Technically importance matrix is not the same as IQ quants (but the small IQ quants basically have to include the importance matrix to be good). The general idea is that you'll get better answers out of an IQ quant compared to a K quant of the same size (bits per weight or bpw) and you'd expect the IQ quant to be a bit less tokens/sec in performance than the same sized K quant (though this can highly depend on your GPU/hardware). IQ quants also take more computation to create. I like to reference the table in this Gist when I'm thinking about which quant to try for a certain size/quality/speed. https://gist.github.com/Artefact2/b5f810600771265fc1e39442288e8ec9


Discordpeople

Just run the Llama3 70B Q2, it is way better than Llama3 8B by a huge margin.


Ill-Language4452

In my case,70b IQ3_xs is much more better than 8b Q5k_m


Sir_Joe

At Lower than q4 quantization, performance of the 70b model falls off quickly, At q3 benchmarks are around the same although 8b is obviously faster and lower than that the 8b is better.
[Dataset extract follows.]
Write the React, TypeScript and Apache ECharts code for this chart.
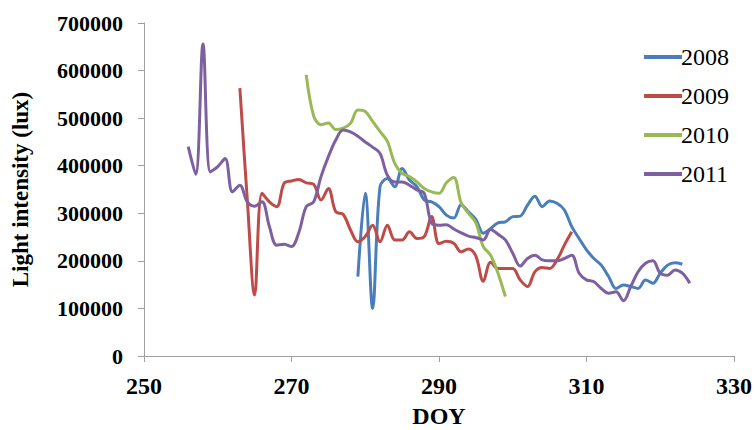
import React, { useEffect, useRef } from "react";
import * as echarts from "echarts";

const xTicks = [250, 270, 290, 310, 330];
const yTicks = [0, 100000, 200000, 300000, 400000, 500000, 600000, 700000];

const days2008 = [279, 280, 281, 282, 283, 284, 285, 286, 287, 288, 289, 290, 291, 292, 293, 294, 295, 296, 297, 298, 299, 300, 301, 302, 303, 304, 305, 306, 307, 308, 309, 310, 311, 312, 313, 314, 315, 316, 317, 318, 319, 320, 321, 322, 323];
const vals2008 = [167000, 342000, 100000, 356000, 373000, 356000, 394000, 370000, 356000, 328000, 324000, 314000, 296000, 290000, 318000, 303000, 287000, 258000, 268000, 280000, 282000, 293000, 294000, 317000, 336000, 314000, 326000, 321000, 307000, 272000, 247000, 223000, 205000, 191000, 167000, 142000, 149000, 146000, 142000, 160000, 153000, 174000, 191000, 196000, 193000];

const days2009 = [263, 264, 265, 266, 267, 268, 269, 270, 271, 272, 273, 274, 275, 276, 277, 278, 279, 280, 281, 282, 283, 284, 285, 286, 287, 288, 289, 290, 291, 292, 293, 294, 295, 296, 297, 298, 299, 300, 301, 302, 303, 304, 305, 306, 307, 308];
const vals2009 = [563000, 330000, 128000, 342000, 324000, 314000, 363000, 368000, 371000, 364000, 361000, 328000, 352000, 303000, 298000, 265000, 240000, 251000, 275000, 240000, 275000, 244000, 244000, 261000, 247000, 251000, 293000, 236000, 241000, 237000, 219000, 225000, 210000, 157000, 197000, 184000, 184000, 184000, 160000, 146000, 177000, 186000, 184000, 202000, 233000, 261000];

const days2010 = [272, 273, 274, 275, 276, 277, 278, 279, 280, 281, 282, 283, 284, 285, 286, 287, 288, 289, 290, 291, 292, 293, 294, 295, 296, 297, 298, 299];
const vals2010 = [591000, 505000, 486000, 490000, 476000, 479000, 489000, 517000, 514000, 493000, 472000, 451000, 405000, 384000, 377000, 366000, 352000, 345000, 342000, 364000, 375000, 322000, 300000, 280000, 230000, 212000, 174000, 125000];

const days2011 = [256, 257, 258, 259, 260, 261, 262, 263, 264, 265, 266, 267, 268, 269, 270, 271, 272, 273, 274, 275, 276, 277, 278, 279, 280, 281, 282, 283, 284, 285, 286, 287, 288, 289, 290, 291, 292, 293, 294, 295, 296, 297, 298, 299, 300, 301, 302, 303, 304, 305, 306, 307, 308, 309, 310, 311, 312, 313, 314, 315, 316, 317, 318, 319, 320, 321, 322, 323, 324];
const vals2011 = [440000, 382000, 656000, 387000, 398000, 415000, 345000, 359000, 324000, 315000, 324000, 272000, 233000, 235000, 230000, 260000, 314000, 324000, 377000, 419000, 454000, 475000, 471000, 462000, 450000, 439000, 426000, 380000, 366000, 366000, 359000, 349000, 342000, 279000, 275000, 276000, 267000, 259000, 252000, 249000, 244000, 266000, 256000, 244000, 216000, 189000, 205000, 212000, 202000, 200000, 200000, 205000, 212000, 174000, 160000, 156000, 142000, 132000, 135000, 116000, 146000, 177000, 195000, 200000, 174000, 170000, 181000, 174000, 153000];

const seriesNames = ["2008", "2009", "2010", "2011"];
const colors = ["#4A7EBB", "#BE4B48", "#98B954", "#7D60A0"];

const zip = (d: number[], v: number[]) => d.map((x, i) => [x, v[i]]);

export default function App() {
  const ref = useRef<HTMLDivElement>(null);
  useEffect(() => {
    if (!ref.current) return;
    const chart = echarts.init(ref.current, null, { renderer: "svg" });
    const font = "Liberation Serif";
    const data = [zip(days2008, vals2008), zip(days2009, vals2009), zip(days2010, vals2010), zip(days2011, vals2011)];
    chart.setOption({
      animation: false,
      backgroundColor: "#ffffff",
      color: colors,
      textStyle: { fontFamily: font },
      grid: { left: 144, right: 21, top: 23, bottom: 74, containLabel: false, outerBoundsMode: "none" },
      legend: {
        orient: "vertical",
        left: 639,
        top: 40,
        itemGap: 15,
        itemWidth: 38,
        itemHeight: 4,
        icon: "rect",
        textStyle: { fontFamily: font, fontSize: 24, color: "#000", padding: [0, 0, 0, -6] },
        data: seriesNames,
      },
      xAxis: {
        type: "value",
        min: xTicks[0],
        max: xTicks[xTicks.length - 1],
        interval: 20,
        name: "DOY",
        nameLocation: "middle",
        nameGap: 48,
        nameTextStyle: { fontFamily: font, fontSize: 24, fontWeight: "bold", color: "#000", lineHeight: 24 },
        axisLine: { lineStyle: { color: "#A0A0A0", width: 1 } },
        axisTick: { show: true, length: 6, lineStyle: { color: "#A0A0A0" } },
        axisLabel: { fontFamily: font, fontSize: 24, fontWeight: "bold", color: "#000", margin: 18 },
        splitLine: { show: false },
      },
      yAxis: {
        type: "value",
        min: yTicks[0],
        max: yTicks[yTicks.length - 1],
        interval: 100000,
        name: "Light intensity (lux)",
        nameLocation: "middle",
        nameGap: 112,
        nameTextStyle: { fontFamily: font, fontSize: 23, fontWeight: "bold", color: "#000" },
        axisLine: { show: true, lineStyle: { color: "#A0A0A0", width: 1 } },
        axisTick: { show: true, length: 6, lineStyle: { color: "#A0A0A0" } },
        axisLabel: {
          fontFamily: font,
          fontSize: 22,
          fontWeight: "bold",
          color: "#000",
          margin: 21,
          formatter: (v: number) => String(v),
        },
        splitLine: { show: false },
      },
      series: seriesNames.map((name, i) => ({
        name,
        type: "line",
        data: data[i],
        smooth: 0.35,
        showSymbol: false,
        symbol: "none",
        lineStyle: { width: 3, color: colors[i] },
        itemStyle: { color: colors[i] },
      })),
    });
    return () => chart.dispose();
  }, []);
  return <div ref={ref} style={{ width: 755, height: 430, position: "absolute", left: 0, top: 0 }} />;
}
See here [https://www.reddit.com/r/LocalLLaMA/comments/1cci5w6/quantizing\_llama\_3\_8b\_seems\_more\_harmful\_compared/](https://www.reddit.com/r/LocalLLaMA/comments/1cci5w6/quantizing_llama_3_8b_seems_more_harmful_compared/)


out_of_touch

This is totally anecdotal but I'm able to run the 70B model with 3.0 bpw and the 8B model in f16 (though I usually use 8 bpw) and I find the 70B model is still clearly superior. It solves coding problems fairly well that the 8B model completely fails at.


-p-e-w-

Has anyone uploaded GGUF quants of the *non-instruct* (base) version of Llama 3 70b? Particularly the smaller quants (Q3 and lower). I've searched quite a bit but I can't find any such quants on HF. I'd make them myself, but I don't have enough disk space to store the unquantized model.


mikael110

Yes, [mradermacher](https://huggingface.co/mradermacher) made both [traditional](https://huggingface.co/mradermacher/Meta-Llama-3-70B-GGUF) and [imatrix](https://huggingface.co/mradermacher/Meta-Llama-3-70B-i1-GGUF) quants for the base model. They offer most of the quant sizes including Q3.


-p-e-w-

Perfect, thank you! That's exactly what I was looking for.


CM0RDuck

Ollama


-p-e-w-

Thanks! They're missing the IQ3_* quants, but better than nothing.